A Russian nuclear power plant was reportedly “badly infected” by the rogue Stuxnet virus, the same malware that reportedly disrupted Iran’s nuclear program several years ago. The virus then spread to the International Space Station via a Stuxnet-infected USB stick transported by Russian cosmonauts.

Speaking to journalists in Canberra, Australia, last week, Eugene Kaspersky, head of the anti-virus and cyber protection firm that bears his name, said he had been tipped off about the damage by a friend who works at the Russian plant.

Kaspersky did not say when the attacks took place, but implied that they occurred around the same time the Iranian infection was reported. He also did not comment on the impact of the infections on either the nuclear plant or the space station, but did say that the latter facility had been attacked several times.

The revelation came during a question-and-answer period after a presentation on cyber-security. The point, Kaspersky told reporters at Australia’s National Press Club last week, was that not being connected to the Internet — the public web cannot be accessed at either the nuclear plant or on the ISS — is a guarantee that systems will remain safe. The identity of the entity that released Stuxnet into the “wild” is still unknown (although media speculation insists it was developed by Israel and the United States), but those who think they can control a released virus are mistaken, Kaspersky warned. “What goes around comes around,” Kaspersky said. “Everything you do will boomerang.”
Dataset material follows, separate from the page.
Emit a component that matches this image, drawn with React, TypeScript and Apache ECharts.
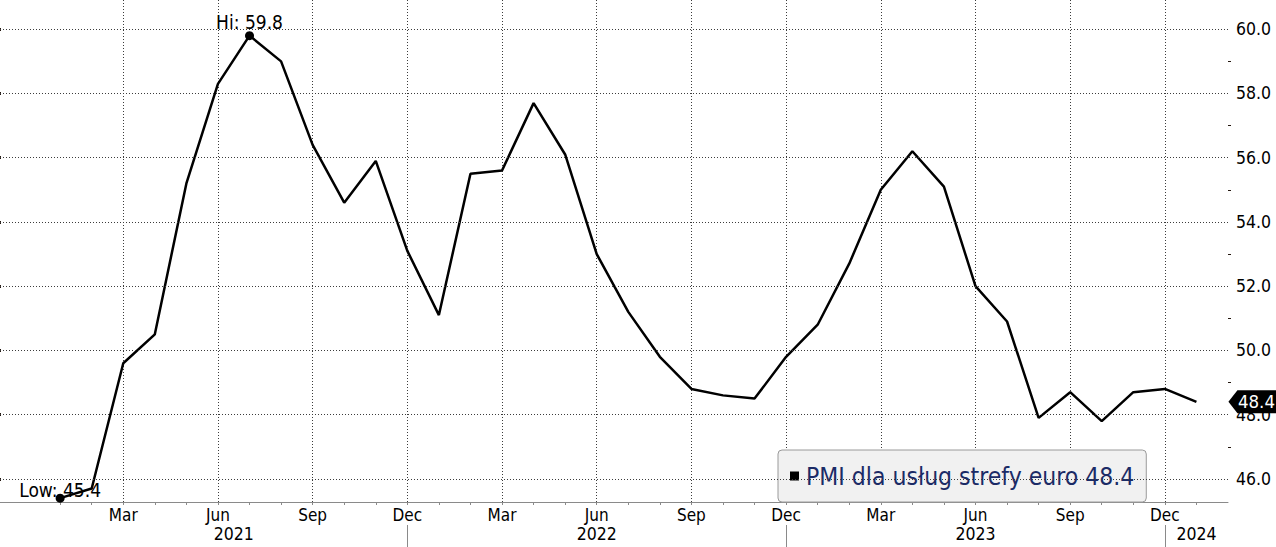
import React, { useEffect, useRef } from 'react';
import * as echarts from 'echarts';

const periods = [
  '2021-01', '2021-02', '2021-03', '2021-04', '2021-05', '2021-06', '2021-07', '2021-08', '2021-09', '2021-10', '2021-11', '2021-12',
  '2022-01', '2022-02', '2022-03', '2022-04', '2022-05', '2022-06', '2022-07', '2022-08', '2022-09', '2022-10', '2022-11', '2022-12',
  '2023-01', '2023-02', '2023-03', '2023-04', '2023-05', '2023-06', '2023-07', '2023-08', '2023-09', '2023-10', '2023-11', '2023-12',
  '2024-01',
];
const pmi = [
  45.4, 45.7, 49.6, 50.5, 55.2, 58.3, 59.8, 59.0, 56.4, 54.6, 55.9, 53.1,
  51.1, 55.5, 55.6, 57.7, 56.1, 53.0, 51.2, 49.8, 48.8, 48.6, 48.5, 49.8,
  50.8, 52.7, 55.0, 56.2, 55.1, 52.0, 50.9, 47.9, 48.7, 47.8, 48.7, 48.8,
  48.4,
];
const seriesName = 'PMI dla usług strefy euro';
const monthNames = ['Jan', 'Feb', 'Mar', 'Apr', 'May', 'Jun', 'Jul', 'Aug', 'Sep', 'Oct', 'Nov', 'Dec'];
const labelledMonths = ['03', '06', '09', '12'];
const yMajorTicks = [46, 48, 50, 52, 54, 56, 58, 60];
const yMinorTicks = [47, 49, 51, 53, 55, 57, 59];
const axisPadBefore = ['2020-11', '2020-12'];
const axisPadAfter = ['2024-02'];
const yMin = 45.28;
const yMax = 60.91;

const FONT = "'DejaVu Sans Condensed', 'Liberation Sans', sans-serif";

export default function App() {
  const ref = useRef<HTMLDivElement>(null);

  useEffect(() => {
    const chart = echarts.init(ref.current!, null, { renderer: 'svg' });
    const categories = [...axisPadBefore, ...periods, ...axisPadAfter];
    const data = [...axisPadBefore.map(() => null), ...pmi, ...axisPadAfter.map(() => null)];
    const first = axisPadBefore.length;
    const lastIdx = first + pmi.length - 1;
    const inData = (i: number) => i >= first && i <= lastIdx;
    const isLabelled = (i: number) => inData(i) && labelledMonths.includes(categories[i].slice(5));

    const years = Array.from(new Set(periods.map((p) => p.slice(0, 4))));
    const decIdx = categories
      .map((c, i) => (c.endsWith('-12') && inData(i) && i < lastIdx ? i : -1))
      .filter((i) => i >= 0);
    const bounds = [first, ...decIdx, categories.length - 1];
    const yearCenters = years.map((_, k) => (bounds[k] + bounds[k + 1]) / 2);

    const lastVal = pmi[pmi.length - 1];
    const lastCat = periods[periods.length - 1];

    const axisGray = '#8a8a8a';
    const gridColor = '#3c3c3c';

    chart.setOption({
      animation: false,
      backgroundColor: '#ffffff',
      textStyle: { fontFamily: FONT },
      grid: { left: -3, right: 48, top: 0, bottom: 45, containLabel: false, outerBoundsMode: 'none' },
      legend: {
        data: [seriesName],
        selectedMode: false,
        left: 778,
        top: 450,
        orient: 'horizontal',
        backgroundColor: '#f1f1f1',
        borderColor: '#9a9a9a',
        borderWidth: 1,
        borderRadius: 4,
        padding: [12, 12, 12, 12],
        icon: 'rect',
        itemWidth: 9,
        itemHeight: 9,
        formatter: (name: string) => `${name} ${lastVal.toFixed(1)}`,
        textStyle: { fontFamily: FONT, fontSize: 24.5, color: '#1b2b66', lineHeight: 28, padding: [0, 0, 0, 2] },
      },
      xAxis: [
        {
          type: 'category',
          data: categories,
          boundaryGap: false,
          position: 'bottom',
          axisLine: { show: true, lineStyle: { color: axisGray, width: 1 } },
          axisTick: { show: true, interval: (i: number) => inData(i), length: 3, lineStyle: { color: axisGray } },
          axisLabel: {
            interval: (i: number) => isLabelled(i),
            formatter: (v: string) => monthNames[Number(v.slice(5)) - 1],
            color: '#000',
            fontSize: 17,
            fontFamily: FONT,
            margin: 4,
          },
          splitLine: {
            show: true,
            interval: (i: number) => isLabelled(i),
            lineStyle: { color: gridColor, type: [1, 2], width: 1 },
          },
        },
        {
          type: 'value',
          min: 0,
          max: categories.length - 1,
          position: 'bottom',
          offset: 23,
          axisLine: { show: false },
          axisTick: { show: true, customValues: decIdx, length: 22, lineStyle: { color: axisGray } },
          axisLabel: {
            show: true,
            customValues: yearCenters,
            formatter: (v: number) => {
              const k = yearCenters.findIndex((c) => Math.abs(c - v) < 1e-6);
              return k >= 0 ? years[k] : '';
            },
            margin: 0,
            fontSize: 17.5,
            fontFamily: FONT,
            color: '#000',
          },
          splitLine: { show: false },
        },
      ],
      yAxis: [
        {
          type: 'value',
          position: 'right',
          min: yMin,
          max: yMax,
          axisLine: { show: true, lineStyle: { color: '#24170f', width: 1 } },
          axisTick: { show: true, customValues: yMajorTicks, length: 4, inside: false, lineStyle: { color: '#24170f', width: 3 } },
          axisLabel: {
            show: true,
            customValues: yMajorTicks,
            formatter: (v: number) => v.toFixed(1),
            color: '#000',
            fontSize: 17.5,
            fontFamily: FONT,
            margin: 8,
          },
          splitLine: { show: false },
        },
        {
          type: 'value',
          position: 'right',
          min: yMin,
          max: yMax,
          axisLine: { show: false },
          axisTick: { show: true, customValues: yMinorTicks, length: 3, inside: false, lineStyle: { color: '#24170f', width: 1 } },
          axisLabel: { show: false },
          splitLine: { show: false },
        },
      ],
      series: [
        {
          name: 'grid',
          type: 'line',
          data: [],
          z: 1,
          silent: true,
          markLine: {
            silent: true,
            symbol: ['none', 'none'],
            label: { show: false },
            lineStyle: { color: gridColor, type: [1, 2], width: 1 },
            data: yMajorTicks.map((v) => ({ yAxis: v })),
          },
        },
        {
          name: seriesName,
          type: 'line',
          data,
          z: 3,
          showSymbol: false,
          connectNulls: false,
          lineStyle: { color: '#000', width: 2.5 },
          itemStyle: { color: '#000' },
          markPoint: {
            silent: true,
            data: [
              {
                type: 'max',
                name: 'Hi',
                symbol: 'circle',
                symbolSize: 9,
                itemStyle: { color: '#000' },
                label: {
                  show: true,
                  position: 'inside',
                  offset: [0, -14],
                  color: '#000',
                  fontSize: 19,
                  fontFamily: FONT,
                  formatter: (p: any) => `Hi: ${Number(p.value).toFixed(1)}`,
                },
              },
              {
                type: 'min',
                name: 'Low',
                symbol: 'circle',
                symbolSize: 9,
                itemStyle: { color: '#000' },
                label: {
                  show: true,
                  position: 'inside',
                  offset: [0, -8],
                  color: '#000',
                  fontSize: 19,
                  fontFamily: FONT,
                  formatter: (p: any) => `Low: ${Number(p.value).toFixed(1)}`,
                },
              },
              {
                name: 'last',
                coord: [lastCat, lastVal],
                value: lastVal,
                symbol: 'path://M0,11.5L9,0L48,0L48,23L9,23Z',
                symbolSize: [48, 23],
                symbolKeepAspect: false,
                symbolOffset: [56, 0],
                itemStyle: { color: '#000' },
                label: {
                  show: true,
                  position: 'inside',
                  offset: [4, 0],
                  color: '#fff',
                  fontSize: 18.5,
                  fontFamily: FONT,
                  formatter: (p: any) => Number(p.value).toFixed(1),
                },
              },
            ],
          },
        },
      ],
    });

    return () => {
      chart.dispose();
    };
  }, []);

  return (
    <div
      ref={ref}
      style={{ position: 'fixed', left: 0, top: 0, width: 1276, height: 547, background: '#fff' }}
    />
  );
}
The Stuxnet virus came to light in 2010, having attacked Iranian nuclear facilities by hitting the programmable logic control automation systems that control them. The PLC system, manufactured by German conglomerate Siemens, runs the centrifuges used to enrich uranium at Iran’s Natanz facility. Variants of Stuxnet have affected the facility’s centrifuges in various ways, mostly by changing the activity of valves controlled by the PLC software that feed the uranium to centrifuges at a specific rate required for enrichment, Kaspersky said in several presentations last year.

It’s not known when Stuxnet began its activities, but researchers at anti-virus company Symantec said that they had gathered evidence that earlier versions of the code were already seen “in the wild” in 2005, although it wasn’t yet operational as a virus. Stuxnet, said Symantec, was the first virus known to attack national infrastructure projects, and according to the company, the groups behind Stuxnet were already seeking to compromise Iran’s nuclear program in 2007 — the year Iran’s Natanz nuclear facility, where much of the country’s uranium enrichment is taking place, went online.

Now that the plague has been unleashed, said Kaspersky, no one is immune — and that includes its originators, who are no longer in control of it. “There are no borders” in cyberspace, and no one should be surprised at any reports of a virus attack, no matter how ostensibly secure the facility, he said.